Схема 3. Последовательность доминирующих модусов величия в политическом дискурсе России и предшествовавших ей политических образований
Серая шкала обозначает стабильность и стройность доминирующего дискурсивного модуса величия от очень стабильного и стройного (черный цвет) до оспариваемого (серый цвет) или искаженного (меняющийся цвет). Если модус обозначается как оспариваемый, это значит, что государство в общем принимает семантику и рамки этого модуса как легитимные, но, сталкиваясь с неполным признанием, все чаще опирается на альтернативные модусы величия, чтобы преодолеть комплекс неполноценности. Если модус обозначается как искаженный, это значит, что в официальном дискурсе модус сохраняет свою монополию, но либо его изначальная семантика искажается из‑за внесения в нее инородных смыслов, либо акторы не воспринимают семантику этого модуса всерьез.
1.6. Структура книги
Я разделяю исследование на пять отдельных этапов, каждому из которых посвящена отдельная глава. В главе 2 я описываю первый этап упомянутой ранее эволюции понятия. Я прослеживаю использование понятия «великая держава», а также ее отдельных составляющих начиная с XI и до начала XVII века. Сначала я по отдельности реконструирую дискурсивные истории развития двух частей данного понятия и показываю, как в XVI веке они слились в один. Главный посыл этой главы заключается в том, чтобы показать, что дискурсивные проявления политического величия в этот период можно объединить под одним ярлыком – абсолютное величие, то есть недоступное объективной верификации и не сильно зависящее от его непосредственного восприятия. Кроме того, я затрагиваю тему первых российских политических идеологий, которые широко использовали идею политического величия в мобилизационных целях и впервые связали ее с православными идеалами покорности и смирения.
Глава 3 охватывает XVII и XVIII века, время, когда абсолютный модус величия сначала был потеснен, а затем и вытеснен театральным. Работая с источниками XVII века, я прослеживаю, как величие, понимаемое в терминах величества (majesty), постепенно переосмысливается как возвеличивание (glory). Я утверждаю, что этот процесс развивался параллельно с растущей тенденцией к сакрализации российского монарха, которая, как это ни странно, достигла апогея в период правления самого известного русского европеизатора – Петра Великого (1682–1725). Чтобы проиллюстрировать, как происходила эта трансформация, я анализирую две большие группы источников. Во-первых, я рассматриваю институциональные реформы Петра и, в частности, их дискурсивное сопровождение. Во-вторых, я анализирую период правления другой великой царицы, Екатерины II (1762–1796), и описываю доминирующий политический стиль ее эпохи. В этой же главе я вовлекаю российский политический дискурс в открытый диалог с более известными в мире и лучше изученными идеями о политическом величии, пришедшими с Запада (например, с идеями, продвигаемыми европейскими дипломатами и теоретиками естественного права).

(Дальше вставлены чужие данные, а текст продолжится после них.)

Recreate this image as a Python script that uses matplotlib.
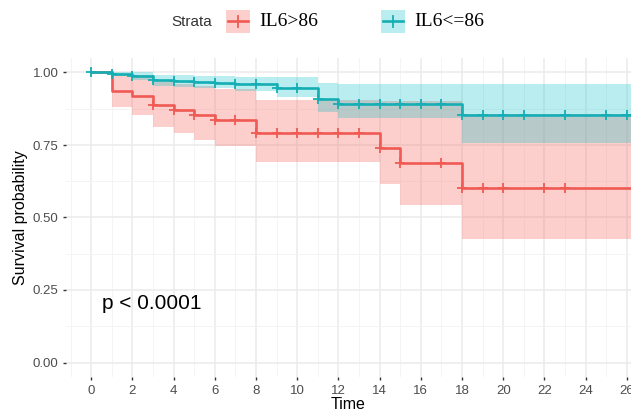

В главе 4 я анализирую обсуждения, которые происходили во время Венского конгресса (1814–1815), одного из решающих моментов для России с точки зрения признания ее как великой державы. В этой главе я показываю, как театральные демонстрации политического величия, на которые опиралась Россия до этого момента, перестали работать на европейскую аудиторию. Я утверждаю, что это расхождение может помочь объяснить загадочную трансформацию, произошедшую с заклятым врагом Наполеона, Александром I (1801–1825), во время и сразу после Венского конгресса. Я предполагаю, что, пытаясь приспособиться к новому цивилизационному нарративу, распространившемуся в Европе, Россия начала заново изобретать свое величие, опираясь на альтернативные дискурсивные модусы, доселе дремавшие в ее общественной памяти.